Por outro lado, nem tudo nos inclina nesta direção: parece não perceber que o próprio Concílio é a fonte desses males todos.

Quando lemos seus livros mais antigos encontramos toda uma “nova teologia” extremamente imbuída das idéias progressistas extremamente graves, onde Jesus Cristo deixa de ser Deus para tornar-se exemplar do humanismo total, o Cristo antropológico, entre outros graves erros. Teria mudado de pensamento quando assumiu a Congregação para a Doutrina da Fé? Se houve esta mudança ele nunca a comunicou a seus leitores. Nos livros mais recentes aparece como crítico de certos abusos litúrgicos, mostra interesse pelas cerimônias bem feitas, bonitas, abre-se até mesmo a elogios à missa tridentina... mas nada disso se opõem verdadeiramente às doutrinas heterodoxas dos primeiros escritos.

Se é verdade que surpreendeu quando quis fazer seu primeiro sermão em latim (e podemos imaginar que muitos dos bispos presentes não entenderam nada!), infelizmente o conteúdo estabelece uma espécie de programa de governo onde afirma querer seguir os passos de seu antecessor, João Paulo II: no diálogo ecumênico, na continuidade da obra de Vaticano II, etc.

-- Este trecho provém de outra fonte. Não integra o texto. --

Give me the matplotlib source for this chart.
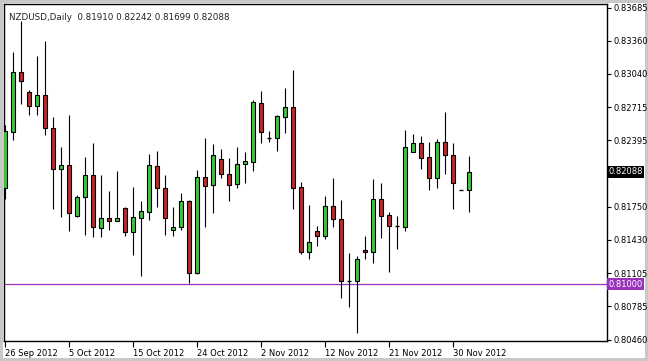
import matplotlib
matplotlib.use('Agg')
import matplotlib.pyplot as plt

# NZDUSD daily candles
opens = [0.81929, 0.82479, 0.83062, 0.82862, 0.82731, 0.82832, 0.82512, 0.82114, 0.82156, 0.81660,
         0.81848, 0.82056, 0.81547, 0.81638, 0.81615, 0.81735, 0.81502, 0.81644, 0.81702, 0.82146,
         0.81929, 0.81525, 0.81557, 0.81803, 0.81104, 0.82042, 0.81959, 0.82211, 0.82068, 0.81971,
         0.82163, 0.82188, 0.82755, 0.82421, 0.82415, 0.82619, 0.82716, 0.81939, 0.81314, 0.81515,
         0.81469, 0.81755, 0.81628, 0.81029, 0.81032, 0.81330, 0.81314, 0.81823, 0.81670, 0.81563,
         0.81557, 0.82285, 0.82366, 0.82233, 0.82032, 0.82376, 0.82250, 0.81910, 0.81910]
highs = [0.82544, 0.83256, 0.83557, 0.82884, 0.83214, 0.83360, 0.82625, 0.82333, 0.82641, 0.81864,
         0.82236, 0.82366, 0.82059, 0.81903, 0.82097, 0.81751, 0.81939, 0.81806, 0.82263, 0.82289,
         0.82059, 0.81745, 0.81887, 0.81816, 0.82107, 0.82421, 0.82360, 0.82311, 0.82221, 0.82333,
         0.82279, 0.82787, 0.82874, 0.82486, 0.82641, 0.82901, 0.83078, 0.81988, 0.81767, 0.81563,
         0.81855, 0.82027, 0.81816, 0.81298, 0.81272, 0.81466, 0.82020, 0.81981, 0.81696, 0.81660,
         0.82496, 0.82454, 0.82437, 0.82376, 0.82405, 0.82670, 0.82366, 0.81910, 0.82242]
lows = [0.81826, 0.82398, 0.82748, 0.82641, 0.82641, 0.82447, 0.81729, 0.81654, 0.81518, 0.81654,
        0.81476, 0.81454, 0.81454, 0.81525, 0.81612, 0.81466, 0.81282, 0.81078, 0.81622, 0.81748,
        0.81476, 0.81466, 0.81525, 0.81013, 0.81100, 0.81557, 0.81693, 0.82027, 0.81809, 0.81935,
        0.81984, 0.82100, 0.82372, 0.82382, 0.82295, 0.82469, 0.81729, 0.81289, 0.81240, 0.81369,
        0.81437, 0.81557, 0.80867, 0.80780, 0.80522, 0.81240, 0.81201, 0.81450, 0.81120, 0.81337,
        0.81518, 0.82282, 0.82117, 0.81913, 0.81935, 0.82068, 0.81729, 0.81910, 0.81699]
closes = [0.82489, 0.83059, 0.82974, 0.82731, 0.82832, 0.82512, 0.82114, 0.82156, 0.81687, 0.81842,
          0.82056, 0.81557, 0.81638, 0.81615, 0.81638, 0.81502, 0.81648, 0.81712, 0.82156, 0.81929,
          0.81638, 0.81557, 0.81803, 0.81104, 0.82042, 0.81952, 0.82250, 0.82068, 0.81959, 0.82163,
          0.82192, 0.82765, 0.82473, 0.82421, 0.82632, 0.82716, 0.81935, 0.81308, 0.81405, 0.81469,
          0.81755, 0.81628, 0.81032, 0.81029, 0.81240, 0.81308, 0.81823, 0.81663, 0.81566, 0.81563,
          0.82331, 0.82366, 0.82227, 0.82027, 0.82376, 0.82250, 0.81984, 0.81910, 0.82088]

date_labels = ['26 Sep 2012', '5 Oct 2012', '15 Oct 2012', '24 Oct 2012',
               '2 Nov 2012', '12 Nov 2012', '21 Nov 2012', '30 Nov 2012']
price_ticks = [0.83685, 0.83360, 0.83040, 0.82715, 0.82395, 0.81750,
               0.81430, 0.81105, 0.80785, 0.80460]
last_price = 0.82088
level = 0.81000

plt.rcParams['font.family'] = 'DejaVu Sans'

fig = plt.figure(figsize=(6.48, 3.61), dpi=100)
fig.patch.set_edgecolor('#c8c8c8')
fig.patch.set_linewidth(3)
ax = fig.add_axes([4 / 648, 1 - 341 / 361, 603 / 648, 337 / 361])

green = '#33cc33'
red = '#cc2222'
w = 0.62
for i in range(len(opens)):
    o, h, l, c = opens[i], highs[i], lows[i], closes[i]
    ax.vlines(i, l, h, color='black', lw=0.8, zorder=2)
    if abs(c - o) < 0.00004:
        ax.hlines(o, i - w / 2, i + w / 2, color='black', lw=1.0, zorder=3)
    else:
        ax.bar(i, abs(c - o), bottom=min(o, c), width=w,
               color=green if c > o else red, edgecolor='black', lw=0.8, zorder=3)

ax.axhline(level, color='#9933bb', lw=0.9, zorder=1)

ax.set_xlim(-0.125, 75.25)
ax.set_ylim(0.80447, 0.83719)

ax.set_xticks(range(0, 8 * len(date_labels), 8))
ax.set_xticklabels(date_labels, ha='left', fontsize=6)
ax.tick_params(axis='x', length=4, width=0.8, pad=1.5)

ax.yaxis.tick_right()
ax.set_yticks(price_ticks)
ax.set_yticklabels(['%.5f' % p for p in price_ticks], fontsize=6)
ax.tick_params(axis='y', length=3, width=0.8, pad=2)

ax.text(1.002, last_price, '%.5f' % last_price, transform=ax.get_yaxis_transform(),
        fontsize=6, color='white', va='center', ha='left',
        bbox=dict(boxstyle='square,pad=0.2', fc='black', ec='none'))
ax.text(1.002, level, '%.5f' % level, transform=ax.get_yaxis_transform(),
        fontsize=6, color='white', va='center', ha='left',
        bbox=dict(boxstyle='square,pad=0.2', fc='#9933bb', ec='none'))

ax.text(0.008, 0.973, 'NZDUSD,Daily  %.5f %.5f %.5f %.5f' % (opens[-1], highs[-1], lows[-1], closes[-1]),
        transform=ax.transAxes, fontsize=6.3, va='top', ha='left', color='#222222')

for s in ax.spines.values():
    s.set_linewidth(1.0)

fig.savefig('out.png', dpi=100)
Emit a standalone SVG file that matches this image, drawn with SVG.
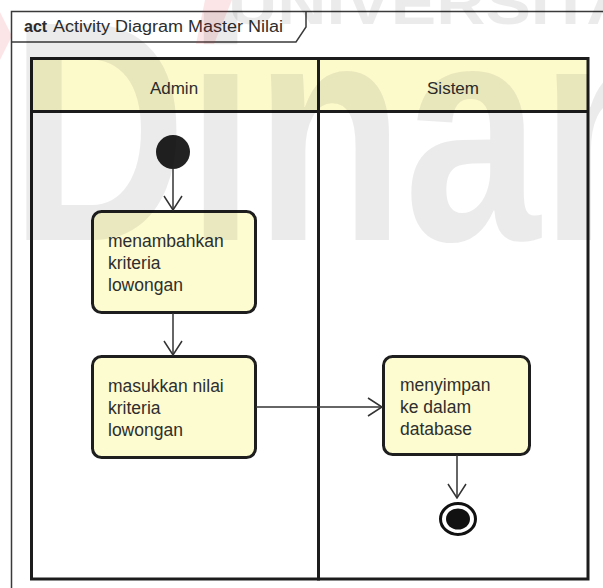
<svg xmlns="http://www.w3.org/2000/svg" width="603" height="588" viewBox="0 0 603 588">
<defs>
<style>
.t{font-family:"Liberation Sans",Arial,sans-serif;fill:#2e2e2e;}
.lbl{font-size:17.5px;}
.hdr{font-size:17px;text-anchor:middle;}
.lane{fill:none;stroke:#1c1c1c;stroke-width:3;}
.node{fill:#fdfcd0;stroke:#1e1e1e;stroke-width:3;}
.conn{fill:none;stroke:#333;stroke-width:1.5;}
.frame{fill:none;stroke:#3a3a3a;stroke-width:1.5;}
.wm{font-family:"Liberation Sans",Arial,sans-serif;font-weight:bold;fill:#000;fill-opacity:0.08;}
</style>
<marker id="arr" viewBox="0 0 16 20" refX="15" refY="10" markerWidth="16" markerHeight="20" orient="auto" markerUnits="userSpaceOnUse">
<path d="M1,1 L15,10 L1,19" fill="none" stroke="#333" stroke-width="1.5"/>
</marker>
</defs>
<rect x="0" y="0" width="603" height="588" fill="#fff"/>
<g id="frame">
<path class="frame" d="M11.5,600 L11.5,11.5 L610,11.5"/>
<path class="frame" d="M11.5,42 L296,42 L306,27 L306,11.5"/>
<text class="t" x="24" y="32" font-size="16" font-weight="bold">act</text>
<text class="t" x="53" y="32" font-size="16" textLength="230" lengthAdjust="spacingAndGlyphs">Activity Diagram Master Nilai</text>
</g>
<g id="lanes">
<g id="lane-admin">
<rect x="31.5" y="58.5" width="287" height="53" fill="#fcfacb"/>
<rect class="lane" x="31.5" y="58.5" width="287" height="520.5"/>
<line class="lane" x1="31.5" y1="111.5" x2="318.5" y2="111.5"/>
<text class="t hdr" x="174" y="94">Admin</text>
</g>
<g id="lane-sistem">
<rect x="318.5" y="58.5" width="269.5" height="53" fill="#fcfacb"/>
<rect class="lane" x="318.5" y="58.5" width="269.5" height="520.5"/>
<line class="lane" x1="318.5" y1="111.5" x2="588" y2="111.5"/>
<text class="t hdr" x="453" y="94">Sistem</text>
</g>
</g>
<g id="start">
<circle cx="173" cy="152" r="17" fill="#222"/>
</g>
<g id="act1">
<rect class="node" x="92.5" y="211.5" width="163" height="101" rx="9"/>
<text class="t lbl" x="108" y="247">menambahkan</text>
<text class="t lbl" x="108" y="269">kriteria</text>
<text class="t lbl" x="108" y="291">lowongan</text>
</g>
<g id="act2">
<rect class="node" x="92.5" y="356.5" width="163" height="101" rx="9"/>
<text class="t lbl" x="108" y="392">masukkan nilai</text>
<text class="t lbl" x="108" y="414">kriteria</text>
<text class="t lbl" x="108" y="436">lowongan</text>
</g>
<g id="act3">
<rect class="node" x="383.5" y="356.5" width="146" height="98" rx="9"/>
<text class="t lbl" x="400" y="391">menyimpan</text>
<text class="t lbl" x="400" y="413">ke dalam</text>
<text class="t lbl" x="400" y="435">database</text>
</g>
<g id="end">
<ellipse cx="458" cy="519" rx="17.5" ry="15.5" fill="#fff" stroke="#111" stroke-width="3"/>
<ellipse cx="458" cy="519" rx="12" ry="10.5" fill="#111"/>
</g>
<g id="connectors">
<path class="conn" d="M173,169 L173,210" marker-end="url(#arr)"/>
<path class="conn" d="M173,313 L173,355" marker-end="url(#arr)"/>
<path class="conn" d="M256,407 L382,407" marker-end="url(#arr)"/>
<path class="conn" d="M457,455 L457,498" marker-end="url(#arr)"/>
</g>
<g id="watermark" pointer-events="none">
<polygon points="0,12 12,36 0,60" fill="#e8283a" fill-opacity="0.12"/>
<polygon points="205,0 232,0 214,44 196,44" fill="#e8283a" fill-opacity="0.12"/>
<text class="wm" x="228" y="24" font-size="60" textLength="453" lengthAdjust="spacingAndGlyphs">UNIVERSITAS</text>
<text class="wm" x="10" y="240" font-size="314" textLength="1088" lengthAdjust="spacingAndGlyphs">Dinamika</text>
</g>
</svg>
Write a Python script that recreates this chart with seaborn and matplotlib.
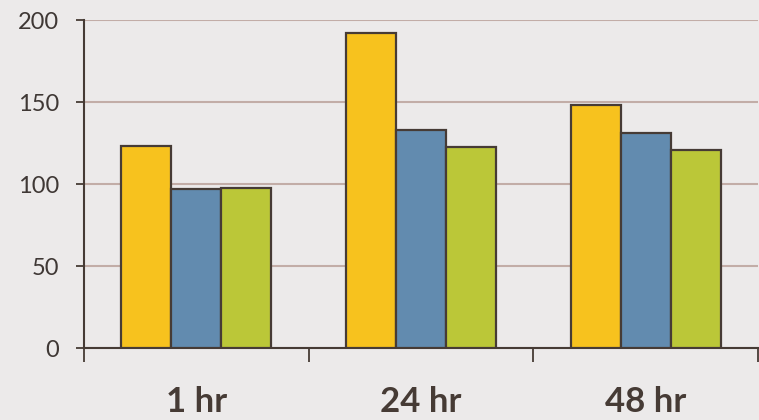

Poderia ser diferente? Talvez não. Se imaginarmos que o Papa Bento XVI possa vir a restaurar a Igreja destruída, talvez precise usar de todo cuidado para cativar os seus mais próximos colaboradores para tal obra.... talvez. Esperemos que assim seja e que ele tenha a coragem de devolver à Igreja o lugar e os direitos da Tradição Católica;

 

Por seu lado humano e por sua obra anterior temos assim, motivos de apreensão, apesar de sinais promissores. Confirma-se, no meu entender, pelo que ficou mostrado nos prós e contras, que só um milagre pode fazer com que o novo Papa seja fiel ao carisma papal que acaba de receber e restaure a Igreja. Temos portanto muitos motivos de oração, de estudo, de mortificações pela Santa Igreja, pelo Papa Bento XVI e pelas nossas famílias.

 

São Pedro, primeiro Papa, rogai por nós,

São Pio X, último Papa santo, rogai por nós,

São José, padroeiro e protetor da Santa Igreja, rogai por nós,

São Bento, patrono da Europa, rogai por nós.